Ottawa’s High Stakes Tariff Game: Can Businesses Navigate the China Trade War?

CANADA NEWS – Canadian businesses grappling with the impact of new tariffs on Chinese goods have been offered some relief, as Ottawa announces that companies can now request exemptions from these fees. This development comes in response to recent tariff hikes on Chinese electric vehicles (EVs), steel, and aluminum products, imposed by the federal government in an effort to address trade imbalances. The Canadian government has made it clear that businesses facing significant challenges in adjusting their supply chains can apply for tariff remission, a move aimed at mitigating the economic impact on industries that depend on these imports.
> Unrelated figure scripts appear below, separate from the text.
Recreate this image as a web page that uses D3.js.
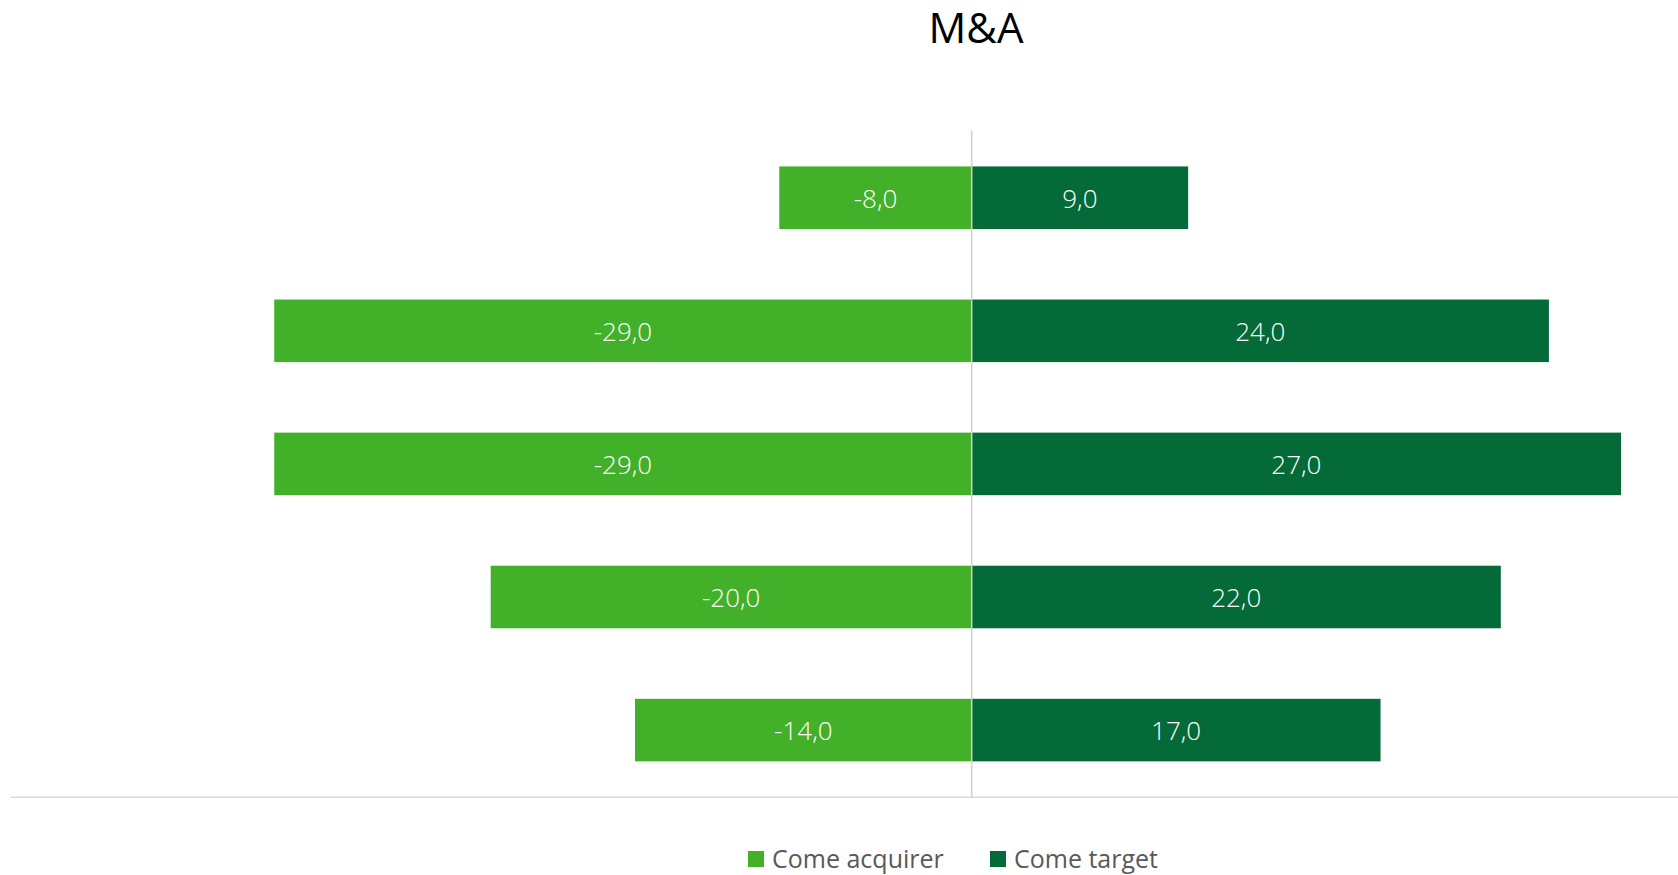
<!DOCTYPE html>
<html>
<head>
<meta charset="utf-8">
<script src="https://cdn.jsdelivr.net/npm/d3@7"></script>
<style>
  html, body { margin: 0; padding: 0; background: #ffffff; }
  svg { display: block; }
</style>
</head>
<body>
<svg id="chart" width="1678" height="875"></svg>
<script>
// ---- Data ----
const categories = ["1", "2", "3", "4", "5"];
const acquirerValues = [-8, -29, -29, -20, -14];
const targetValues = [9, 24, 27, 22, 17];
const seriesNames = ["Come acquirer", "Come target"];
const seriesColors = ["#43B02A", "#046A38"];
const xDomain = [-40, 30];
const titleText = "M&A";

// ---- Layout ----
const W = 1678, H = 875;
const plot = { left: 9.7, right: 1693.2, top: 130.5, bottom: 797.3, lineLeft: 10.7 };
const svg = d3.select("#chart");

const x = d3.scaleLinear().domain(xDomain).range([plot.left, plot.right]);
const y = d3.scaleBand().domain(categories).range([plot.top, plot.bottom]).paddingInner(0.53).paddingOuter(0.27);

const fmt = v => d3.format(".1f")(v).replace(".", ",").replace("−", "-");

const rows = categories.map((c, i) => ({ c, a: acquirerValues[i], t: targetValues[i] }));

// Bars
const series = [
  { key: "a", color: seriesColors[0] },
  { key: "t", color: seriesColors[1] }
];
series.forEach(s => {
  const g = svg.append("g");
  g.selectAll("rect").data(rows).join("rect")
    .attr("x", d => x(Math.min(0, d[s.key])))
    .attr("width", d => Math.abs(x(d[s.key]) - x(0)))
    .attr("y", d => y(d.c))
    .attr("height", y.bandwidth())
    .attr("fill", s.color);
  g.selectAll("text").data(rows).join("text")
    .attr("x", d => (x(d[s.key]) + x(0)) / 2)
    .attr("y", d => y(d.c) + y.bandwidth() / 2)
    .attr("dy", "0.38em")
    .attr("text-anchor", "middle")
    .attr("fill", "#ffffff")
    .style("font-family", "'Open Sans', sans-serif")
    .style("font-weight", 300)
    .style("font-size", "26px")
    .text(d => fmt(d[s.key]));
});

// Zero (category) axis line
svg.append("line")
  .attr("x1", x(0)).attr("x2", x(0))
  .attr("y1", plot.top).attr("y2", plot.bottom)
  .attr("stroke", "#d0d0d0").attr("stroke-width", 1.5);

// Bottom axis line
svg.append("line")
  .attr("x1", plot.lineLeft).attr("x2", W)
  .attr("y1", plot.bottom).attr("y2", plot.bottom)
  .attr("stroke", "#d9d9d9").attr("stroke-width", 1.5);

// Title
svg.append("text")
  .attr("x", 976).attr("y", 43)
  .attr("text-anchor", "middle")
  .attr("fill", "#000000")
  .style("font-family", "'Open Sans', sans-serif")
  .style("font-size", "42px")
  .text(titleText);

// Legend
const legendItems = [
  { name: seriesNames[0], color: seriesColors[0], x: 748 },
  { name: seriesNames[1], color: seriesColors[1], x: 990 }
];
const lg = svg.append("g");
legendItems.forEach(it => {
  lg.append("rect").attr("x", it.x).attr("y", 851).attr("width", 16).attr("height", 16).attr("fill", it.color);
  lg.append("text")
    .attr("x", it.x + 24).attr("y", 868)
    .attr("fill", "#595959")
    .style("font-family", "'Open Sans', sans-serif")
    .style("font-size", "25px")
    .text(it.name);
});
</script>
</body>
</html>
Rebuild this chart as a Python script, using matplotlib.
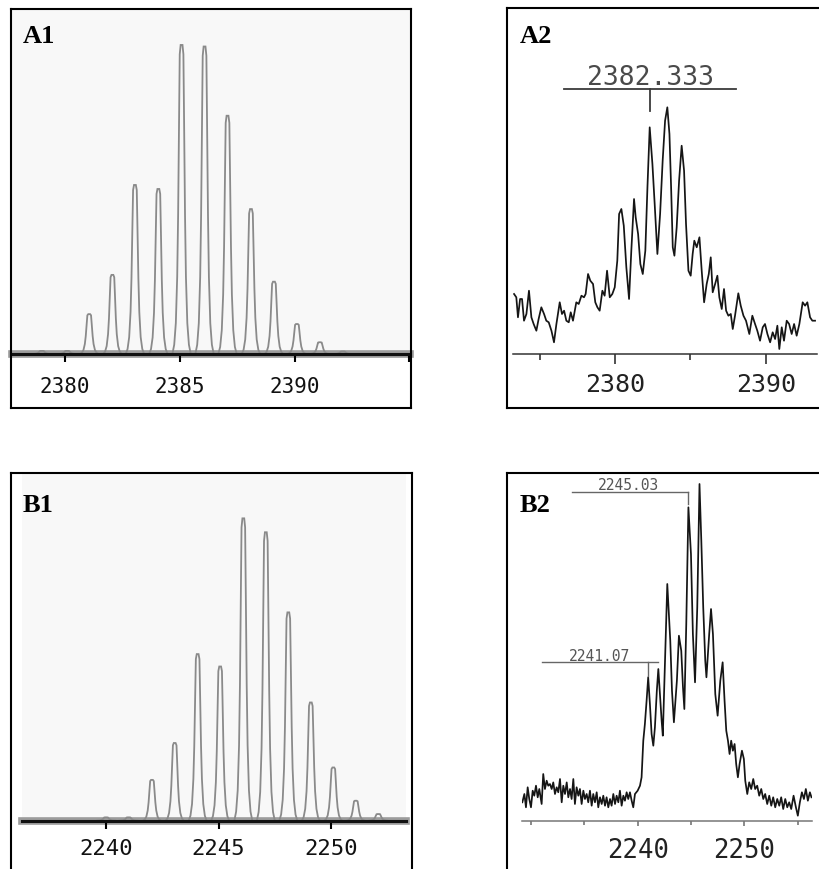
import numpy as np
import matplotlib
matplotlib.use("Agg")
import matplotlib.pyplot as plt

W, H = 819, 870

# ---------------- data ----------------
# A1: simulated isotope pattern (peak m/z, relative intensity %)
a1_mz = [2379.0, 2380.1, 2381.06, 2382.07, 2383.05, 2384.07, 2385.08, 2386.08,
         2387.08, 2388.1, 2389.1, 2390.1, 2391.1, 2392.1]
a1_int = [1.0, 1.0, 12.9, 25.6, 54.7, 53.4, 100.0, 99.5, 77.1, 46.9, 23.4, 9.7, 3.8, 0.8]

# B1: simulated isotope pattern
b1_mz = [2240.0, 2241.0, 2242.04, 2243.05, 2244.07, 2245.07, 2246.1, 2247.1,
         2248.1, 2249.1, 2250.1, 2251.1, 2252.1]
b1_int = [1.1, 1.1, 13.5, 25.7, 55.1, 51.0, 100.0, 95.4, 68.9, 39.1, 17.6, 6.6, 2.2]

# A2: measured spectrum trace (m/z, intensity a.u.)
a2_mz = [2373.30, 2373.45, 2373.56, 2373.70, 2373.83, 2373.96, 2374.12, 2374.29, 2374.45, 2374.60,
         2374.78, 2374.93, 2375.11, 2375.29, 2375.44, 2375.60, 2375.78, 2375.95, 2376.11, 2376.33,
         2376.48, 2376.62, 2376.77, 2376.93, 2377.06, 2377.21, 2377.43, 2377.59, 2377.77, 2377.94,
         2378.05, 2378.21, 2378.36, 2378.54, 2378.69, 2378.83, 2378.98, 2379.16, 2379.31, 2379.47,
         2379.65, 2379.82, 2379.98, 2380.15, 2380.27, 2380.42, 2380.58, 2380.75, 2380.93, 2381.08,
         2381.26, 2381.37, 2381.53, 2381.68, 2381.84, 2382.01, 2382.15, 2382.30, 2382.48, 2382.63,
         2382.81, 2382.99, 2383.16, 2383.32, 2383.47, 2383.61, 2383.72, 2383.83, 2383.94, 2384.09,
         2384.25, 2384.42, 2384.58, 2384.71, 2384.87, 2385.02, 2385.15, 2385.26, 2385.42, 2385.60,
         2385.75, 2385.91, 2386.08, 2386.22, 2386.35, 2386.48, 2386.64, 2386.79, 2386.92, 2387.08,
         2387.23, 2387.37, 2387.52, 2387.68, 2387.81, 2387.96, 2388.18, 2388.34, 2388.52, 2388.69,
         2388.91, 2389.11, 2389.29, 2389.44, 2389.62, 2389.80, 2389.95, 2390.11, 2390.29, 2390.46,
         2390.62, 2390.77, 2390.90, 2391.06, 2391.21, 2391.39, 2391.55, 2391.72, 2391.88, 2392.05,
         2392.23, 2392.45, 2392.61, 2392.76, 2392.94, 2393.09, 2393.27]
a2_int = [60.0, 56.7, 36.7, 55.0, 55.0, 33.3, 40.0, 63.3, 36.7, 30.0,
          23.3, 35.0, 46.7, 40.0, 33.3, 31.7, 23.3, 11.7, 30.0, 51.7,
          40.0, 43.3, 33.3, 31.7, 41.7, 33.3, 51.7, 50.0, 58.3, 56.7,
          60.0, 80.0, 73.3, 70.0, 51.7, 46.7, 43.3, 63.3, 58.3, 83.3,
          56.7, 60.0, 66.7, 93.3, 140.0, 145.0, 128.3, 86.7, 55.0, 103.3,
          155.0, 136.7, 120.0, 90.0, 80.0, 103.3, 166.7, 226.7, 190.0, 150.0,
          100.0, 140.0, 193.3, 233.3, 246.7, 220.0, 166.7, 106.7, 98.3, 126.7,
          173.3, 208.3, 183.3, 130.0, 83.3, 78.3, 100.0, 113.3, 106.7, 116.7,
          83.3, 51.7, 70.0, 80.0, 96.7, 61.7, 70.0, 78.3, 56.7, 45.0,
          65.0, 43.3, 38.3, 40.0, 25.0, 38.3, 60.7, 48.3, 38.3, 33.3,
          20.0, 38.3, 30.0, 23.3, 13.3, 26.7, 30.0, 20.0, 11.7, 21.7,
          15.0, 28.3, 5.0, 26.7, 13.3, 33.3, 30.0, 20.0, 30.0, 18.3,
          30.0, 51.7, 48.3, 51.7, 36.7, 33.3, 33.3]

# B2: measured spectrum trace (m/z, intensity a.u.)
b2_mz = [2229.19, 2229.38, 2229.53, 2229.69, 2229.84, 2230.00, 2230.16, 2230.31, 2230.47, 2230.63,
         2230.78, 2231.00, 2231.15, 2231.31, 2231.47, 2231.62, 2231.78, 2231.94, 2232.09, 2232.25,
         2232.41, 2232.56, 2232.72, 2232.88, 2233.03, 2233.19, 2233.35, 2233.50, 2233.66, 2233.81,
         2233.97, 2234.12, 2234.28, 2234.44, 2234.59, 2234.75, 2234.91, 2235.06, 2235.22, 2235.37,
         2235.53, 2235.69, 2235.84, 2236.00, 2236.16, 2236.31, 2236.47, 2236.63, 2236.78, 2236.94,
         2237.09, 2237.25, 2237.41, 2237.56, 2237.72, 2237.88, 2238.03, 2238.19, 2238.34, 2238.50,
         2238.66, 2238.81, 2238.97, 2239.12, 2239.28, 2239.44, 2239.59, 2239.75, 2240.00, 2240.22,
         2240.37, 2240.53, 2240.68, 2240.84, 2240.99, 2241.15, 2241.31, 2241.47, 2241.62, 2241.80,
         2241.94, 2242.10, 2242.25, 2242.36, 2242.53, 2242.78, 2243.06, 2243.22, 2243.40, 2243.68,
         2243.87, 2244.09, 2244.25, 2244.38, 2244.56, 2244.76, 2245.00, 2245.18, 2245.38, 2245.59,
         2245.80, 2245.97, 2246.15, 2246.34, 2246.45, 2246.71, 2246.88, 2247.06, 2247.28, 2247.50,
         2247.75, 2247.97, 2248.15, 2248.31, 2248.47, 2248.62, 2248.77, 2248.93, 2249.09, 2249.24,
         2249.40, 2249.56, 2249.78, 2249.96, 2250.09, 2250.28, 2250.46, 2250.65, 2250.84, 2251.02,
         2251.21, 2251.40, 2251.59, 2251.78, 2251.96, 2252.15, 2252.34, 2252.53, 2252.71, 2252.90,
         2253.09, 2253.28, 2253.46, 2253.65, 2253.84, 2254.03, 2254.21, 2254.40, 2254.62, 2254.84,
         2255.02, 2255.21, 2255.40, 2255.59, 2255.77, 2255.96, 2256.15, 2256.30]
b2_int = [18.4, 26.7, 13.4, 33.4, 21.7, 13.4, 30.0, 25.0, 35.0, 23.4,
          31.7, 16.7, 46.7, 31.7, 40.0, 35.0, 36.7, 31.7, 38.3, 26.7,
          33.4, 28.4, 41.7, 18.4, 35.0, 26.7, 38.3, 23.4, 31.7, 21.7,
          41.7, 16.7, 33.4, 25.0, 31.7, 16.7, 30.0, 21.7, 26.7, 18.4,
          30.0, 15.0, 26.7, 18.4, 28.4, 13.4, 23.4, 16.7, 25.0, 15.0,
          23.4, 13.4, 21.7, 15.0, 26.7, 16.7, 25.0, 18.4, 30.0, 15.0,
          25.0, 20.0, 28.4, 21.7, 28.4, 20.0, 13.4, 26.7, 30.0, 35.0,
          43.4, 80.0, 96.7, 120.0, 143.4, 116.7, 86.7, 75.0, 93.4, 130.0,
          151.7, 125.0, 100.0, 85.0, 146.7, 236.7, 180.0, 130.0, 98.4, 140.0,
          185.0, 170.0, 133.4, 111.7, 196.7, 313.4, 266.7, 186.7, 138.4, 213.4,
          336.7, 280.0, 213.4, 160.0, 143.4, 186.7, 211.7, 186.7, 126.7, 105.0,
          140.0, 158.4, 120.0, 90.0, 80.0, 66.7, 80.0, 70.0, 76.7, 56.7,
          43.4, 56.7, 70.0, 61.7, 40.0, 26.7, 38.4, 31.7, 41.7, 31.7,
          35.0, 25.0, 31.7, 21.7, 26.7, 16.7, 25.0, 15.0, 23.4, 13.4,
          21.7, 15.0, 23.4, 11.7, 21.7, 13.4, 18.4, 11.7, 25.0, 13.4,
          5.0, 18.4, 28.4, 21.7, 31.7, 20.0, 28.4, 23.4]

# axis ticks / labels
a1_ticks, a1_labels = [2380, 2385, 2390, 2395], ["2380", "2385", "2390", ""]
a2_major, a2_labels, a2_minor = [2380, 2390], ["2380", "2390"], [2375, 2385]
b1_ticks, b1_labels = [2240, 2245, 2250], ["2240", "2245", "2250"]
b2_major, b2_labels, b2_minor = [2240, 2250], ["2240", "2250"], [2230, 2235, 2245, 2255]

# annotations
a2_annot = ("2382.333", 2382.32)
b2_annots = [("2245.03", 2244.74), ("2241.07", 2240.94)]

panel_titles = ["A1", "A2", "B1", "B2"]

# ---------------- helpers ----------------
fig = plt.figure(figsize=(W / 100, H / 100), dpi=100)
fig.patch.set_facecolor("white")


def box(x0, y0, x1, y1):
    return [x0 / W, 1 - y1 / H, (x1 - x0) / W, (y1 - y0) / H]


def frame(x0, y0, x1, y1):
    ax = fig.add_axes(box(x0, y0, x1, y1), zorder=5)
    ax.set_facecolor("none")
    ax.set_xticks([])
    ax.set_yticks([])
    for s in ax.spines.values():
        s.set_linewidth(1.5)
        s.set_color("black")
    return ax


def inner(x0, y0, x1, y1, xlim, ylim, face):
    ax = fig.add_axes(box(x0, y0, x1, y1), zorder=1)
    ax.set_facecolor(face)
    for k in ("top", "left", "right"):
        ax.spines[k].set_visible(False)
    ax.set_yticks([])
    ax.set_xlim(*xlim)
    ax.set_ylim(*ylim)
    return ax


mono = "DejaVu Sans Mono"

# peak outline template (fraction of height, half width in m/z)
prof_f = np.array([0.0, 0.03, 0.10, 0.25, 0.45, 0.75, 0.97, 1.0])
prof_w = np.array([0.40, 0.32, 0.25, 0.19, 0.15, 0.11, 0.08, 0.04])
pk_f = np.concatenate([prof_f, prof_f[::-1]])


def stick_panel(ax, mz, inten, ticks, labels, fs, pad):
    for c, h in zip(mz, inten):
        xs = np.concatenate([c - prof_w, (c + prof_w)[::-1]])
        ax.plot(xs, h * pk_f, color="#8a8a8a", lw=1.3, solid_joinstyle="miter")
    ax.axhline(0, color="#9c9c9c", lw=5.5, zorder=1.5, clip_on=False)
    ax.spines["bottom"].set_linewidth(2.2)
    ax.spines["bottom"].set_color("#111111")
    ax.spines["bottom"].set_zorder(3)
    ax.set_xticks(ticks)
    ax.set_xticklabels(labels, fontfamily=mono, fontsize=fs, color="#111111")
    ax.tick_params(axis="x", direction="out", length=5.8, width=1.5, color="black", pad=pad)


def trace_panel(ax, mz, inten, major, labels, minor, fs, pad, col, mlen, mnlen):
    ax.plot(mz, inten, color="#151515", lw=1.25)
    ax.spines["bottom"].set_linewidth(1.1)
    ax.spines["bottom"].set_color(col)
    ax.set_xticks(major)
    ax.set_xticklabels(labels, fontfamily=mono, fontsize=fs, color="#222222")
    ax.set_xticks(minor, minor=True)
    ax.tick_params(axis="x", which="major", direction="out", length=mlen, width=1.2, color=col, pad=pad)
    ax.tick_params(axis="x", which="minor", direction="out", length=mnlen, width=1.2, color=col)


# ---------------- A1 ----------------
ax_a1 = inner(12, 9.5, 409.5, 355, (2377.70, 2395.0), (0, 111.8), "#f8f8f8")
stick_panel(ax_a1, a1_mz, a1_int, a1_ticks, a1_labels, 15, 10.0)
frame(10.7, 9.5, 410.7, 409)

# ---------------- A2 ----------------
ax_a2 = inner(513, 9.3, 817, 355, (2373.23, 2393.40), (0, 345.7), "white")
trace_panel(ax_a2, a2_mz, a2_int, a2_major, a2_labels, a2_minor, 18, 5.5, "#333333", 7.2, 4.5)
lab, pos = a2_annot
ax_a2.text(pos, 270, lab, ha="center", va="baseline", fontfamily=mono, fontsize=19, color="#4a4a4a")
ax_a2.plot([2376.62, 2388.01], [265, 265], color="#3a3a3a", lw=1.3)
ax_a2.plot([pos, pos], [265, 243], color="#3a3a3a", lw=1.3)
frame(506.7, 9.3, 822, 409.3)

# ---------------- B1 ----------------
ax_b1 = inner(21.7, 474, 406, 821.7, (2236.25, 2253.33), (0, 115.0), "#f8f8f8")
stick_panel(ax_b1, b1_mz, b1_int, b1_ticks, b1_labels, 16, 6.7)
frame(10.7, 474, 411.7, 873)

# ---------------- B2 ----------------
ax_b2 = inner(521.7, 474, 811.7, 821.7, (2229.13, 2256.32), (0, 347.7), "white")
trace_panel(ax_b2, b2_mz, b2_int, b2_major, b2_labels, b2_minor, 18.5, 8.0, "#777777", 3.5, 3.0)
(l1, p1), (l2, p2) = b2_annots
ax_b2.text(2239.18, 331.7, l1, ha="center", va="baseline", fontfamily=mono, fontsize=10.5, color="#555555")
ax_b2.plot([2233.81, p1], [328.4, 328.4], color="#666666", lw=1.0)
ax_b2.plot([p1, p1], [328.4, 316.7], color="#666666", lw=1.0)
ax_b2.text(2236.47, 161.0, l2, ha="center", va="baseline", fontfamily=mono, fontsize=10.5, color="#555555")
ax_b2.plot([2231.0, 2241.93], [158.4, 158.4], color="#666666", lw=1.0)
ax_b2.plot([p2, p2], [158.4, 145.0], color="#666666", lw=1.0)
frame(506.7, 474, 822, 873)

# ---------------- panel titles ----------------
for t, (px, py) in zip(panel_titles, [(23, 43), (520, 43), (23, 512), (520, 512)]):
    fig.text(px / W, 1 - py / H, t, ha="left", va="baseline",
             fontfamily="Liberation Serif", fontweight="bold", fontsize=19, color="black", zorder=10)

fig.savefig("out.png", dpi=100, facecolor="white")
Prime Minister Justin Trudeau announced the imposition of a 100% tariff on Chinese electric vehicles on August 26, with the new duties taking effect on October 1. Additionally, a 25% tariff on Chinese steel and aluminum imports is set to come into force on October 22. These tariffs follow concerns raised by Canadian industry groups, which have been vocal about the competitive disadvantage posed by cheaper Chinese imports. As companies scramble to realign their supply chains, the government has emphasized its willingness to consider exemptions for those unable to find alternative sources or facing contractual obligations made before the tariff announcement.

In a statement, Finance Minister Chrystia Freeland justified the tariffs by accusing China of engaging in unfair trade practices, particularly pointing to the country’s poor environmental and labor standards. Freeland highlighted that China’s lower regulatory thresholds allow it to flood global markets with underpriced goods, often at the expense of environmental sustainability and worker welfare. She underscored that the tariffs are not just a matter of trade protection but are also aligned with Canada’s commitment to fair labor practices and environmental responsibility, two key pillars of the country’s trade policies.

The tariffs, however, are not without controversy. While Canadian industries such as automakers, steel producers, and aluminum manufacturers have applauded the move, they acknowledge the potential strain on businesses reliant on Chinese imports. In response, the government has made clear that exemptions will be considered under “exceptional circumstances.” This includes cases where companies cannot source the products from other markets or face binding pre-existing contracts that would be severely impacted by the sudden price increases.

Canada’s decision mirrors a similar approach taken by the United States earlier this year. In the spring, the U.S. announced its own tariff measures targeting Chinese EVs and metal products, although those tariffs have not yet been implemented. Facing pressure from domestic industry groups to keep pace with its southern neighbor, Canada’s Liberal government engaged in a month-long consultation process before confirming its tariff plans. The consultations, which are required by Canadian law, were crucial in shaping the final policy, balancing the need to protect domestic industries with the potential impact on companies dependent on Chinese goods.

Unsurprisingly, the tariffs have not gone unnoticed by China. In response, China has filed a complaint against Canada at the World Trade Organization (WTO), arguing that the new measures are unjust. Additionally, Beijing has launched an anti-dumping investigation into Canadian canola imports, vowing to protect the “legitimate rights and interests” of Chinese companies. This escalating trade tension between the two countries signals a further deterioration in bilateral relations, already strained by a series of geopolitical disagreements over the past several years.

As the trade dispute unfolds, Canadian businesses find themselves in a precarious position, trying to navigate both domestic policy changes and international trade challenges. While the exemption process offers some hope for affected companies, the broader impact of these tariffs on the economy, particularly in industries reliant on global supply chains, remains to be seen. Nevertheless, Ottawa’s tough stance on Chinese imports reflects the country’s ongoing efforts to align its trade policies with fair competition, environmental sustainability, and labor protections in an increasingly complex global market.